==== Material for the task ====

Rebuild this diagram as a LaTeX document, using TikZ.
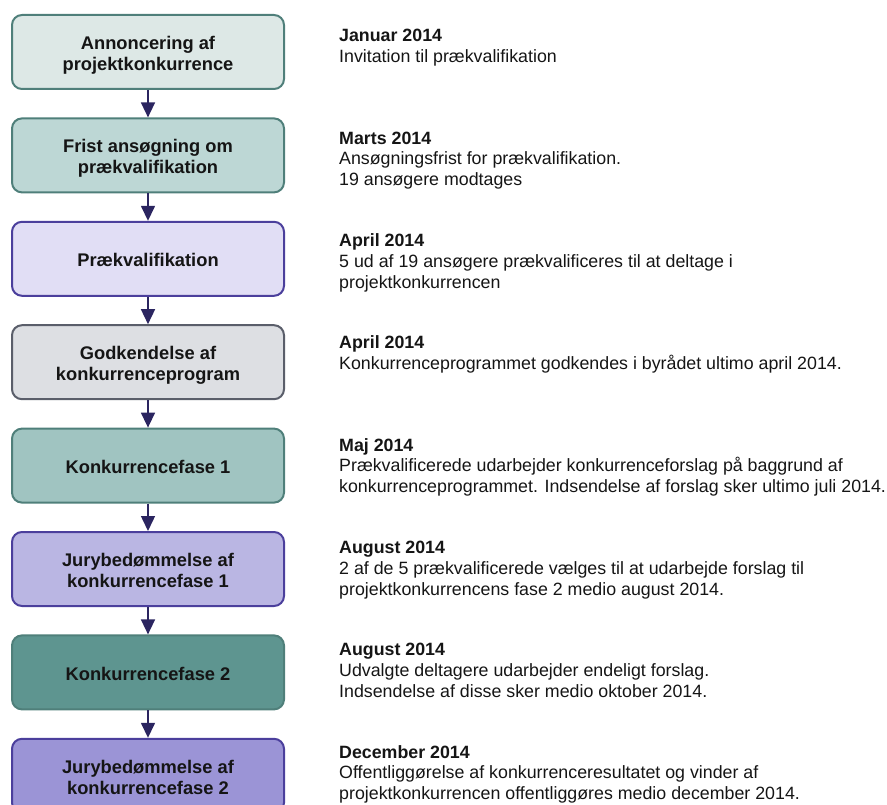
\documentclass[tikz,border=0pt]{standalone}
\usepackage{fontspec}
\setmainfont{Liberation Sans}
\usetikzlibrary{arrows.meta}
\definecolor{tealbd}{HTML}{4F7F7A}
\definecolor{purpbd}{HTML}{4B3F9C}
\definecolor{graybd}{HTML}{5A5E6A}
\definecolor{fA}{HTML}{DDE8E6}
\definecolor{fB}{HTML}{BDD7D5}
\definecolor{fC}{HTML}{E1DEF5}
\definecolor{fD}{HTML}{DDDFE3}
\definecolor{fE}{HTML}{A0C4C1}
\definecolor{fF}{HTML}{BAB6E3}
\definecolor{fG}{HTML}{5E9590}
\definecolor{fH}{HTML}{9B94D6}
\definecolor{arrowc}{HTML}{2B2560}
\definecolor{txt}{HTML}{151515}
\newcommand{\boxlines}[1]{\raisebox{-3.5pt}[\height][\depth]{\begin{tabular}{@{}c@{}}#1\end{tabular}}}
\tikzset{
  stage/.style={draw, rounded corners=10pt, line width=2pt, minimum width=272pt,
    minimum height=74pt, anchor=north, align=center, inner sep=0pt,
    font=\fontsize{18.3}{21}\selectfont\bfseries, text=txt},
  flow/.style={draw=arrowc, line width=1.5pt, -{Triangle[width=14pt,length=15pt]}},
  ttl/.style={anchor=base west, inner sep=0pt, font=\fontsize{17.8}{20.7}\selectfont\bfseries, text=txt},
  dsc/.style={anchor=north west, inner sep=0pt, align=left, font=\fontsize{17.8}{20.9}\selectfont, text=txt}
}
\begin{document}
\begin{tikzpicture}[x=1pt,y=-1pt]
\useasboundingbox (0,0) rectangle (887,805);
\node[stage, fill=fA, draw=tealbd] (b1) at (148,14) {\boxlines{Annoncering af\\projektkonkurrence}};
\node[stage, fill=fB, draw=tealbd] (b2) at (148,117.4) {\boxlines{Frist ansøgning om\\prækvalifikation}};
\node[stage, fill=fC, draw=purpbd] (b3) at (148,220.8) {\boxlines{Prækvalifikation}};
\node[stage, fill=fD, draw=graybd] (b4) at (148,324.2) {\boxlines{Godkendelse af\\konkurrenceprogram}};
\node[stage, fill=fE, draw=tealbd] (b5) at (148,427.6) {\boxlines{Konkurrencefase 1}};
\node[stage, fill=fF, draw=purpbd] (b6) at (148,531) {\boxlines{Jurybedømmelse af\\konkurrencefase 1}};
\node[stage, fill=fG, draw=tealbd] (b7) at (148,634.4) {\boxlines{Konkurrencefase 2}};
\node[stage, fill=fH, draw=purpbd] (b8) at (148,737.8) {\boxlines{Jurybedømmelse af\\konkurrencefase 2}};
\foreach \a/\b in {b1/b2,b2/b3,b3/b4,b4/b5,b5/b6,b6/b7,b7/b8}
  \draw[flow] (\a.south) -- (\b.north);

\node[ttl] (t1) at (339,42) {Januar 2014};
\node[dsc] (d1) at (339,47.8) {\strut Invitation til prækvalifikation};
\node[ttl] (t2) at (339,144.3) {Marts 2014};
\node[dsc] (d2) at (339,150.1) {\strut Ansøgningsfrist for prækvalifikation.\\19 ansøgere modtages};
\node[ttl] (t3) at (339,246.6) {April 2014};
\node[dsc] (d3) at (339,252.4) {\strut 5 ud af 19 ansøgere prækvalificeres til at deltage i\\projektkonkurrencen};
\node[ttl] (t4) at (339,348.9) {April 2014};
\node[dsc] (d4) at (339,354.7) {\strut Konkurrenceprogrammet godkendes i byrådet ultimo april 2014.};
\node[ttl] (t5) at (339,451.2) {Maj 2014};
\node[dsc] (d5) at (339,457) {\strut Prækvalificerede udarbejder konkurrenceforslag på baggrund af\\konkurrenceprogrammet. Indsendelse af forslag sker ultimo juli 2014.};
\node[ttl] (t6) at (339,553.5) {August 2014};
\node[dsc] (d6) at (339,559.3) {\strut 2 af de 5 prækvalificerede vælges til at udarbejde forslag til\\projektkonkurrencens fase 2 medio august 2014.};
\node[ttl] (t7) at (339,655.8) {August 2014};
\node[dsc] (d7) at (339,661.6) {\strut Udvalgte deltagere udarbejder endeligt forslag.\\Indsendelse af disse sker medio oktober 2014.};
\node[ttl] (t8) at (339,758.1) {December 2014};
\node[dsc] (d8) at (339,763.9) {\strut Offentliggørelse af konkurrenceresultatet og vinder af\\projektkonkurrencen offentliggøres medio december 2014.};
\end{tikzpicture}
\end{document}
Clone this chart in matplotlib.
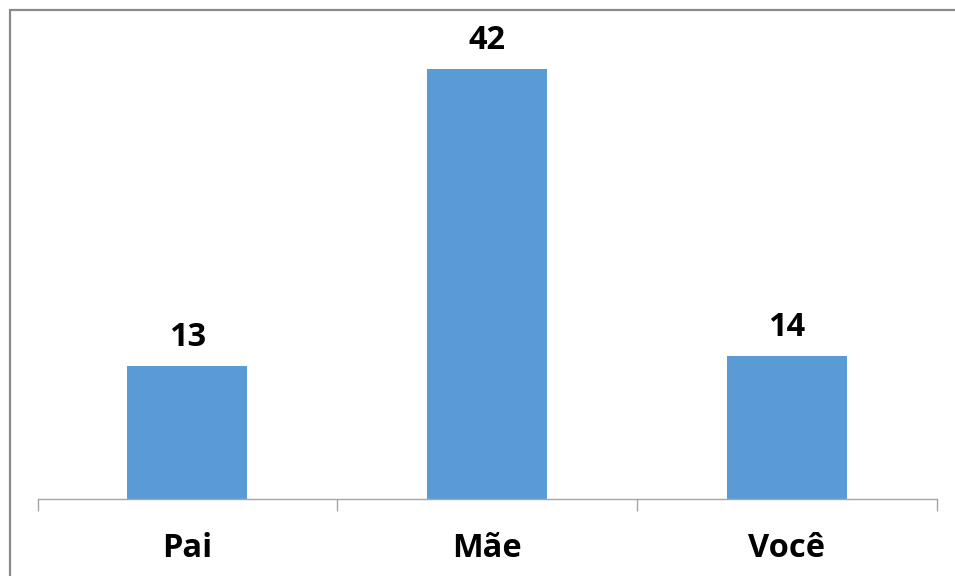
import matplotlib
matplotlib.use("Agg")
import matplotlib.pyplot as plt
from matplotlib.patches import Rectangle

# Chart data
categories = ["Pai", "Mãe", "Você"]
values = [13, 42, 14]

BAR_COLOR = "#5B9BD5"
AXIS_COLOR = "#A6A6A6"
FONT = ["Open Sans", "DejaVu Sans"]

W, H, DPI = 955, 576, 100
fig = plt.figure(figsize=(W / DPI, H / DPI), dpi=DPI)
fig.patch.set_facecolor("white")

# Plot area placed in pixel terms
left_px, right_px = 37.5, 936.5
axis_y_px, top_px = 499, 38.2
ax = fig.add_axes([left_px / W, (H - axis_y_px) / H,
                   (right_px - left_px) / W, (axis_y_px - top_px) / H])

x = list(range(len(categories)))
bars = ax.bar(x, values, width=0.4, color=BAR_COLOR, zorder=2)

ax.set_xlim(-0.5, len(categories) - 0.5)
ax.set_ylim(0, 45)

# Value labels above each bar
for xi, v in zip(x, values):
    ax.annotate(f"{v}", xy=(xi, v), xytext=(0, 14.4), textcoords="offset points",
                ha="center", va="baseline", fontsize=23.5, fontweight="bold",
                family=FONT, color="black")

# Spines: only the bottom category axis
for side in ("left", "right", "top"):
    ax.spines[side].set_visible(False)
ax.spines["bottom"].set_color(AXIS_COLOR)
ax.spines["bottom"].set_linewidth(1.0)
ax.yaxis.set_visible(False)

# Category labels on major ticks, separator ticks between categories
ax.set_xticks(x)
ax.set_xticklabels(categories)
ax.tick_params(axis="x", which="major", length=0, pad=41.8)
for lbl in ax.get_xticklabels():
    lbl.set_fontsize(23.5)
    lbl.set_fontweight("bold")
    lbl.set_family(FONT)
    lbl.set_va("baseline")

ax.set_xticks([i - 0.5 for i in range(len(categories) + 1)], minor=True)
ax.tick_params(axis="x", which="minor", direction="out", length=8.6,
               width=1.0, color=AXIS_COLOR)

# Outer chart frame
frame = Rectangle((10 / W, -0.05), 1.2, (H - 10) / H + 0.05,
                  transform=fig.transFigure, fill=False,
                  edgecolor="#8A8A8A", linewidth=1.6, zorder=10)
fig.patches.append(frame)

fig.savefig("out.png", dpi=DPI, facecolor="white")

====

Written request :: Make an exact copy of the whole listing, but don't bring over any pictures.

Completed task ::
Rebuild this diagram as a LaTeX document, using TikZ.
\documentclass[tikz,border=0pt]{standalone}
\usepackage{fontspec}
\setmainfont{Liberation Sans}
\usetikzlibrary{arrows.meta}
\definecolor{tealbd}{HTML}{4F7F7A}
\definecolor{purpbd}{HTML}{4B3F9C}
\definecolor{graybd}{HTML}{5A5E6A}
\definecolor{fA}{HTML}{DDE8E6}
\definecolor{fB}{HTML}{BDD7D5}
\definecolor{fC}{HTML}{E1DEF5}
\definecolor{fD}{HTML}{DDDFE3}
\definecolor{fE}{HTML}{A0C4C1}
\definecolor{fF}{HTML}{BAB6E3}
\definecolor{fG}{HTML}{5E9590}
\definecolor{fH}{HTML}{9B94D6}
\definecolor{arrowc}{HTML}{2B2560}
\definecolor{txt}{HTML}{151515}
\newcommand{\boxlines}[1]{\raisebox{-3.5pt}[\height][\depth]{\begin{tabular}{@{}c@{}}#1\end{tabular}}}
\tikzset{
  stage/.style={draw, rounded corners=10pt, line width=2pt, minimum width=272pt,
    minimum height=74pt, anchor=north, align=center, inner sep=0pt,
    font=\fontsize{18.3}{21}\selectfont\bfseries, text=txt},
  flow/.style={draw=arrowc, line width=1.5pt, -{Triangle[width=14pt,length=15pt]}},
  ttl/.style={anchor=base west, inner sep=0pt, font=\fontsize{17.8}{20.7}\selectfont\bfseries, text=txt},
  dsc/.style={anchor=north west, inner sep=0pt, align=left, font=\fontsize{17.8}{20.9}\selectfont, text=txt}
}
\begin{document}
\begin{tikzpicture}[x=1pt,y=-1pt]
\useasboundingbox (0,0) rectangle (887,805);
\node[stage, fill=fA, draw=tealbd] (b1) at (148,14) {\boxlines{Annoncering af\\projektkonkurrence}};
\node[stage, fill=fB, draw=tealbd] (b2) at (148,117.4) {\boxlines{Frist ansøgning om\\prækvalifikation}};
\node[stage, fill=fC, draw=purpbd] (b3) at (148,220.8) {\boxlines{Prækvalifikation}};
\node[stage, fill=fD, draw=graybd] (b4) at (148,324.2) {\boxlines{Godkendelse af\\konkurrenceprogram}};
\node[stage, fill=fE, draw=tealbd] (b5) at (148,427.6) {\boxlines{Konkurrencefase 1}};
\node[stage, fill=fF, draw=purpbd] (b6) at (148,531) {\boxlines{Jurybedømmelse af\\konkurrencefase 1}};
\node[stage, fill=fG, draw=tealbd] (b7) at (148,634.4) {\boxlines{Konkurrencefase 2}};
\node[stage, fill=fH, draw=purpbd] (b8) at (148,737.8) {\boxlines{Jurybedømmelse af\\konkurrencefase 2}};
\foreach \a/\b in {b1/b2,b2/b3,b3/b4,b4/b5,b5/b6,b6/b7,b7/b8}
  \draw[flow] (\a.south) -- (\b.north);

\node[ttl] (t1) at (339,42) {Januar 2014};
\node[dsc] (d1) at (339,47.8) {\strut Invitation til prækvalifikation};
\node[ttl] (t2) at (339,144.3) {Marts 2014};
\node[dsc] (d2) at (339,150.1) {\strut Ansøgningsfrist for prækvalifikation.\\19 ansøgere modtages};
\node[ttl] (t3) at (339,246.6) {April 2014};
\node[dsc] (d3) at (339,252.4) {\strut 5 ud af 19 ansøgere prækvalificeres til at deltage i\\projektkonkurrencen};
\node[ttl] (t4) at (339,348.9) {April 2014};
\node[dsc] (d4) at (339,354.7) {\strut Konkurrenceprogrammet godkendes i byrådet ultimo april 2014.};
\node[ttl] (t5) at (339,451.2) {Maj 2014};
\node[dsc] (d5) at (339,457) {\strut Prækvalificerede udarbejder konkurrenceforslag på baggrund af\\konkurrenceprogrammet. Indsendelse af forslag sker ultimo juli 2014.};
\node[ttl] (t6) at (339,553.5) {August 2014};
\node[dsc] (d6) at (339,559.3) {\strut 2 af de 5 prækvalificerede vælges til at udarbejde forslag til\\projektkonkurrencens fase 2 medio august 2014.};
\node[ttl] (t7) at (339,655.8) {August 2014};
\node[dsc] (d7) at (339,661.6) {\strut Udvalgte deltagere udarbejder endeligt forslag.\\Indsendelse af disse sker medio oktober 2014.};
\node[ttl] (t8) at (339,758.1) {December 2014};
\node[dsc] (d8) at (339,763.9) {\strut Offentliggørelse af konkurrenceresultatet og vinder af\\projektkonkurrencen offentliggøres medio december 2014.};
\end{tikzpicture}
\end{document}
Clone this chart in matplotlib.
import matplotlib
matplotlib.use("Agg")
import matplotlib.pyplot as plt
from matplotlib.patches import Rectangle

# Chart data
categories = ["Pai", "Mãe", "Você"]
values = [13, 42, 14]

BAR_COLOR = "#5B9BD5"
AXIS_COLOR = "#A6A6A6"
FONT = ["Open Sans", "DejaVu Sans"]

W, H, DPI = 955, 576, 100
fig = plt.figure(figsize=(W / DPI, H / DPI), dpi=DPI)
fig.patch.set_facecolor("white")

# Plot area placed in pixel terms
left_px, right_px = 37.5, 936.5
axis_y_px, top_px = 499, 38.2
ax = fig.add_axes([left_px / W, (H - axis_y_px) / H,
                   (right_px - left_px) / W, (axis_y_px - top_px) / H])

x = list(range(len(categories)))
bars = ax.bar(x, values, width=0.4, color=BAR_COLOR, zorder=2)

ax.set_xlim(-0.5, len(categories) - 0.5)
ax.set_ylim(0, 45)

# Value labels above each bar
for xi, v in zip(x, values):
    ax.annotate(f"{v}", xy=(xi, v), xytext=(0, 14.4), textcoords="offset points",
                ha="center", va="baseline", fontsize=23.5, fontweight="bold",
                family=FONT, color="black")

# Spines: only the bottom category axis
for side in ("left", "right", "top"):
    ax.spines[side].set_visible(False)
ax.spines["bottom"].set_color(AXIS_COLOR)
ax.spines["bottom"].set_linewidth(1.0)
ax.yaxis.set_visible(False)

# Category labels on major ticks, separator ticks between categories
ax.set_xticks(x)
ax.set_xticklabels(categories)
ax.tick_params(axis="x", which="major", length=0, pad=41.8)
for lbl in ax.get_xticklabels():
    lbl.set_fontsize(23.5)
    lbl.set_fontweight("bold")
    lbl.set_family(FONT)
    lbl.set_va("baseline")

ax.set_xticks([i - 0.5 for i in range(len(categories) + 1)], minor=True)
ax.tick_params(axis="x", which="minor", direction="out", length=8.6,
               width=1.0, color=AXIS_COLOR)

# Outer chart frame
frame = Rectangle((10 / W, -0.05), 1.2, (H - 10) / H + 0.05,
                  transform=fig.transFigure, fill=False,
                  edgecolor="#8A8A8A", linewidth=1.6, zorder=10)
fig.patches.append(frame)

fig.savefig("out.png", dpi=DPI, facecolor="white")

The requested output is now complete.